Rumours of the layoffs have been circulating for some time, and a spokesperson last week informed Accounting Times the firm would not comment on the workforce changes before they were communicated to its employees.

The nation’s largest consulting firms are still reeling from the PwC tax leaks scandal, substantially affecting their ability to contract with government entities.

George Beaton, executive chairman at Beaton Research and Consulting, today shared insights in The Australian Financial Review from a survey that reportedly found the standing of big four consulting firms to have taken a major hit among government clients.

In the 20-year history of the survey series, Beaton said this year saw the big four firms to have “fallen out of favour for the majority of government clients.”

Fifty-seven per cent of government client respondents said they would not consider contacting a big four firm in the future.

Last year, the figure was as low as 43 per cent. Those government clients, said Beaton, are now considering “next four” firms BDO, Grant Thornton, Pitcher Partners, and RSM.

Perhaps more troubling, research suggests private sector clients too have lost faith in big four firms.
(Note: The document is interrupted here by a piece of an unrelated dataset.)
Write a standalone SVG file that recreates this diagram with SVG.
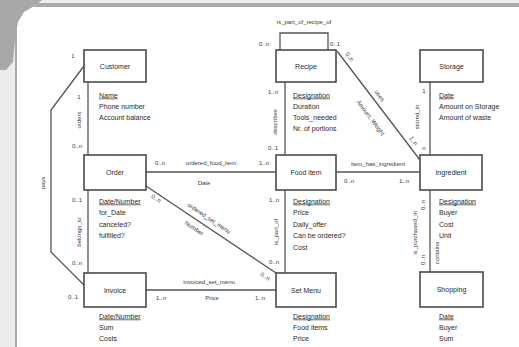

According to Beaton, 54 per cent of smaller clients reported a big four firm as their primary adviser early last year. In under a year, this figure has more than halved to 26 per cent.

The layoffs are not limited to Australia. EY’s US business sacked 300 staff nationally in April last year and announced further cuts in December.
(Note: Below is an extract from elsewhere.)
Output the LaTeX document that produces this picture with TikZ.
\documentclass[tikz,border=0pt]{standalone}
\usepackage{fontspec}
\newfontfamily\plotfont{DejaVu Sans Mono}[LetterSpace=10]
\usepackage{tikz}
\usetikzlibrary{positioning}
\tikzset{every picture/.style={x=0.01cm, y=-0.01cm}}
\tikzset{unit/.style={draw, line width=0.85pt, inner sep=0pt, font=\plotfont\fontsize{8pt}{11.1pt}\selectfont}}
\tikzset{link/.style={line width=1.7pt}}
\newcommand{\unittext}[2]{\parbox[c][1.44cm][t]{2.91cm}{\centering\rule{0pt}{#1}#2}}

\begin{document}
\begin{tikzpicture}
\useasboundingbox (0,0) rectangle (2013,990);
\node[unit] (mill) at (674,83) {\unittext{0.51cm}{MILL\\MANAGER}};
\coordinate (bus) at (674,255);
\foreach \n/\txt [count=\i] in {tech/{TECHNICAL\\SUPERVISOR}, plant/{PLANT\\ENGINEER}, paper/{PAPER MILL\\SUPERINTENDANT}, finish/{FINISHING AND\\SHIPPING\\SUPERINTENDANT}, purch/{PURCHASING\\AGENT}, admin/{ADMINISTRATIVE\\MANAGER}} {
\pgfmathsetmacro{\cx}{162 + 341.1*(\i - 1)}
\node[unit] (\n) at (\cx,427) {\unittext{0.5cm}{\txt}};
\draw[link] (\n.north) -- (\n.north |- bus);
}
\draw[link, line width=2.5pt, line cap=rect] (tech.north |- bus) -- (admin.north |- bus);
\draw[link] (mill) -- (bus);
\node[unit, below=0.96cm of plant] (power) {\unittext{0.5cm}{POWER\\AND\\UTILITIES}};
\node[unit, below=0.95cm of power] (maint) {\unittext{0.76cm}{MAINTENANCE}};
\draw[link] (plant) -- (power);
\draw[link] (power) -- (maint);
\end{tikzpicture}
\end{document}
But neither are they limited to EY. In March, PwC Australia cut 366 staff, including up to 37 partners which CEO Kevin Burrowes said was part of a new, "long-term strategy" resulting from a "challenging and complex process."
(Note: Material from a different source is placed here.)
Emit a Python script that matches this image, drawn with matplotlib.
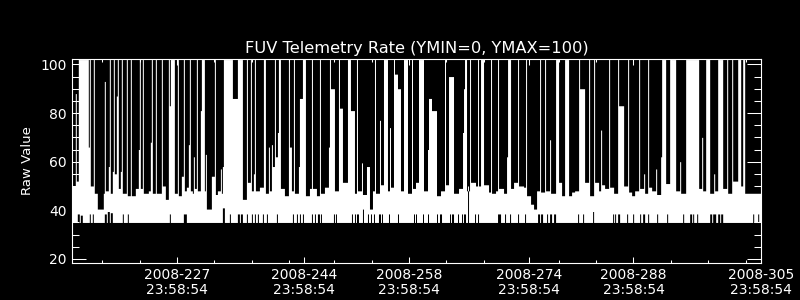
import numpy as np
import matplotlib
matplotlib.use("Agg")
import matplotlib.pyplot as plt
from matplotlib.ticker import FixedLocator, MultipleLocator

# ---------------- data ----------------
T_START, T_END = 214.0, 306.0      # day of year 2008 (axis span)
N_SAMPLES = 688                    # samples across the span
BASE_LO = 35.0                     # usual minimum of each sample bin
TOP_HI = 102.0                     # bins whose maximum runs off the top

# bins where the maximum stays low: (first_bin, last_bin, max value)
HI_DIPS = [
    (0, 2, 50), (3, 3, 88), (4, 5, 52), (16, 16, 66), (18, 20, 50), (22, 24, 47),
    (25, 30, 40.5), (31, 31, 47), (32, 32, 93), (33, 35, 48), (36, 36, 58), (38, 39, 47),
    (40, 40, 56), (42, 43, 55), (44, 44, 87), (46, 47, 49), (48, 48, 56), (50, 53, 47),
    (55, 57, 46), (59, 62, 46), (63, 65, 49), (66, 66, 65), (68, 69, 49), (71, 75, 47),
    (76, 77, 48), (78, 78, 68), (80, 82, 47), (84, 88, 47), (90, 92, 50), (93, 95, 44.5),
    (97, 97, 83),
    (102, 104, 47), (106, 108, 46), (109, 110, 54), (112, 113, 48), (114, 115, 49.5),
    (116, 116, 67), (118, 119, 48), (120, 120, 47), (121, 121, 62), (122, 123, 49),
    (125, 127, 48), (128, 128, 81), (132, 132, 48), (133, 133, 63), (134, 138, 40.5),
    (139, 141, 54), (143, 144, 46.5), (145, 147, 48), (148, 148, 57), (149, 149, 47),
    (150, 150, 58), (160, 164, 86), (170, 173, 44.5), (175, 177, 51.5), (179, 180, 48),
    (181, 181, 55), (183, 186, 48), (187, 190, 49.5), (193, 195, 47), (196, 196, 66),
    (197, 198, 48), (199, 199, 67), (200, 201, 58), (203, 204, 62), (205, 205, 72),
    (208, 211, 49), (212, 215, 46), (217, 218, 66), (219, 220, 48), (222, 225, 47),
    (226, 226, 58), (227, 229, 86), (233, 236, 46), (237, 238, 49), (240, 243, 49),
    (244, 246, 46), (248, 251, 47), (252, 255, 49.5), (256, 256, 66), (258, 261, 90),
    (262, 265, 48), (267, 269, 82), (270, 274, 51.5), (278, 281, 81), (282, 283, 47),
    (285, 288, 48), (289, 289, 59.5), (290, 293, 46.5), (294, 294, 58),
    (295, 296, 58), (297, 299, 40.5), (300, 301, 48), (303, 306, 47), (307, 307, 77),
    (308, 310, 50.5), (315, 316, 48), (317, 317, 74), (318, 320, 49.5), (322, 324, 96),
    (325, 327, 90), (328, 330, 48), (335, 338, 47), (340, 342, 49), (343, 345, 51.5),
    (351, 354, 48), (355, 355, 65), (356, 358, 86), (359, 363, 81), (364, 367, 46),
    (368, 371, 48), (373, 375, 50.5), (376, 380, 95), (381, 385, 47), (386, 389, 49),
    (390, 390, 72), (391, 391, 90),
    (394, 396, 48), (398, 402, 51.5), (403, 404, 50), (406, 407, 50), (411, 415, 50.5),
    (416, 417, 47.5), (419, 422, 47), (423, 424, 48), (426, 430, 49), (431, 433, 47),
    (434, 434, 62), (438, 440, 49), (441, 444, 51.5), (446, 450, 50), (451, 452, 49.5),
    (454, 457, 46), (458, 460, 42.5), (461, 463, 40.5), (464, 466, 48), (468, 471, 47.5),
    (473, 476, 48), (477, 477, 69), (478, 482, 47), (486, 488, 51.5),
    (489, 491, 46), (496, 498, 46), (499, 501, 47.5), (502, 505, 48), (507, 511, 90),
    (512, 515, 51.5), (517, 520, 46), (522, 525, 51.5), (526, 527, 48), (528, 528, 73),
    (529, 531, 50.5), (532, 535, 49), (537, 540, 49.5), (541, 544, 47), (546, 550, 83),
    (551, 554, 50), (556, 558, 47.5), (559, 561, 46), (562, 565, 48), (567, 570, 49),
    (571, 571, 55), (572, 574, 47), (576, 578, 49.5), (579, 582, 48), (583, 583, 57),
    (584, 587, 46.5), (588, 588, 62),
    (593, 596, 51), (603, 606, 48), (607, 607, 60), (608, 612, 47), (626, 628, 49),
    (629, 629, 70), (630, 632, 48), (637, 640, 47), (641, 641, 55), (642, 644, 48),
    (650, 653, 49), (655, 658, 47), (660, 664, 52), (668, 669, 50), (672, 687, 47),
]

# bins where the minimum stays above the usual floor: (first_bin, last_bin, min value)
LO_SPIKES = [
    (5, 6, 38.5), (8, 9, 38), (17, 17, 38.5), (20, 20, 38.5), (32, 33, 38.5), (35, 36, 39.5),
    (38, 39, 39), (50, 50, 38.5), (55, 55, 38.5), (97, 97, 38.5), (111, 113, 38.5),
    (150, 151, 41), (157, 157, 38.5), (165, 166, 38.5), (168, 169, 38.5), (174, 174, 38.5),
    (179, 179, 38.5), (182, 182, 38.5), (185, 185, 38.5), (190, 190, 38.5), (194, 194, 38.5),
    (204, 204, 38.5), (220, 220, 38.5), (224, 224, 38.5), (227, 227, 38.5), (230, 230, 38.5),
    (239, 239, 38.5), (242, 242, 38.5), (245, 246, 38.5), (248, 248, 38.5), (261, 261, 38.5),
    (263, 263, 38.5), (279, 279, 38.5), (282, 282, 38.5), (284, 285, 38.5), (290, 290, 40.5),
    (295, 295, 38.5), (298, 298, 38.5), (301, 301, 38.5), (306, 307, 38.5), (309, 309, 38.5),
    (316, 316, 38.5), (325, 325, 38.5), (341, 341, 38.5), (343, 343, 38.5), (350, 350, 38.5),
    (355, 355, 38.5), (364, 364, 38.5), (367, 368, 38.5), (377, 377, 38.5), (379, 380, 38.5),
    (385, 385, 38.5), (389, 389, 38.5), (391, 392, 38.5), (395, 395, 50), (402, 402, 38.5),
    (405, 405, 38.5), (425, 427, 38.5), (432, 432, 38.5), (437, 437, 38.5), (445, 445, 38.5),
    (452, 452, 38.5), (465, 466, 38.5), (468, 469, 38.5), (474, 474, 38.5), (477, 478, 38.5),
    (481, 482, 38.5), (505, 505, 38.5), (510, 510, 38.5), (520, 520, 39.5), (540, 540, 38.5),
    (542, 542, 38.5), (545, 546, 38.5), (554, 554, 38.5), (560, 560, 38.5), (567, 567, 38.5),
    (570, 571, 38.5), (575, 575, 38.5), (584, 584, 38.5), (594, 594, 38.5), (610, 610, 38.5),
    (617, 618, 38.5), (620, 620, 38.5), (624, 624, 38.5), (637, 638, 38.5), (640, 642, 38.5),
    (645, 646, 38.5), (648, 649, 38.5), (680, 680, 38.5), (685, 685, 38.5),
]

TICK_DAYS = [227, 244, 258, 274, 288, 305]
TICK_TIME = "23:58:54"
MINOR_DAYS = [218, 223, 233, 238, 243, 249, 254, 264, 269, 279, 284, 294, 299, 304]
Y_LIMITS = (18.2, 102.1)
TITLE = "FUV Telemetry Rate (YMIN=0, YMAX=100)"
YLABEL = "Raw Value"

# ---------------- build series ----------------
dt = (T_END - T_START) / N_SAMPLES
edges = T_START + np.arange(N_SAMPLES + 1) * dt
hi = np.full(N_SAMPLES, TOP_HI)
for a, b, v in HI_DIPS:
    hi[a:b + 1] = v
lo = np.full(N_SAMPLES, BASE_LO)
for a, b, v in LO_SPIKES:
    lo[a:b + 1] = v

hh, mm, ss = (int(p) for p in TICK_TIME.split(":"))
frac = (hh * 3600 + mm * 60 + ss) / 86400.0
tick_pos = [d + frac for d in TICK_DAYS]
tick_lab = [f"2008-{d}\n{TICK_TIME}" for d in TICK_DAYS]

# ---------------- figure ----------------
plt.rcParams["font.family"] = ["DejaVu Sans"]
fig = plt.figure(figsize=(8, 3), dpi=100, facecolor="black")
ax = fig.add_axes([72.3 / 800, 36.7 / 300, 688.4 / 800, 204.0 / 300])
ax.set_facecolor("black")

ax.fill_between(edges, np.append(lo, lo[-1]), np.append(hi, hi[-1]),
                step="post", color="white", linewidth=0, antialiased=False,
                zorder=1)

ax.set_xlim(T_START, T_END)
ax.set_ylim(*Y_LIMITS)

for s in ax.spines.values():
    s.set_color("white")
    s.set_linewidth(0.8)
    s.set_zorder(5)

ax.xaxis.set_major_locator(FixedLocator(tick_pos))
ax.set_xticklabels(tick_lab)
ax.xaxis.set_minor_locator(FixedLocator(MINOR_DAYS))
ax.yaxis.set_major_locator(MultipleLocator(20))
ax.yaxis.set_minor_locator(MultipleLocator(5))

ax.tick_params(axis="both", which="both", direction="in", colors="white",
               top=True, right=True, width=0.75)
ax.tick_params(axis="y", which="major", length=10, pad=4, labelsize=10)
ax.tick_params(axis="y", which="minor", length=5)
ax.tick_params(axis="x", which="major", length=4.3, pad=3.5, labelsize=10)
ax.tick_params(axis="x", which="minor", length=2.5)
for lab in ax.get_xticklabels():
    lab.set_linespacing(1.05)

fig.text(416.5 / 800, 1 - 53.3 / 300, TITLE, color="white", fontsize=11.7,
         ha="center", va="baseline")
fig.text(27.5 / 800, 1 - 161 / 300, YLABEL, color="white", fontsize=9.5,
         rotation=90, ha="center", va="center")

fig.savefig("out.png", dpi=100, facecolor="black")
Also in March, Deloitte Australia announced a major restructure with a “small number” of attendant redundancies while KPMG Australia did away with approximately 200 roles early last year.

In reference to Tuesday’s announcement, Larocca said the decision will “in no way impact our focus on building a safe and inclusive workplace for all.”

“We remain absolutely committed to delivering on all the recommendation of the Elizabeth Broderick & Co report, and to investing in our culture transformation.”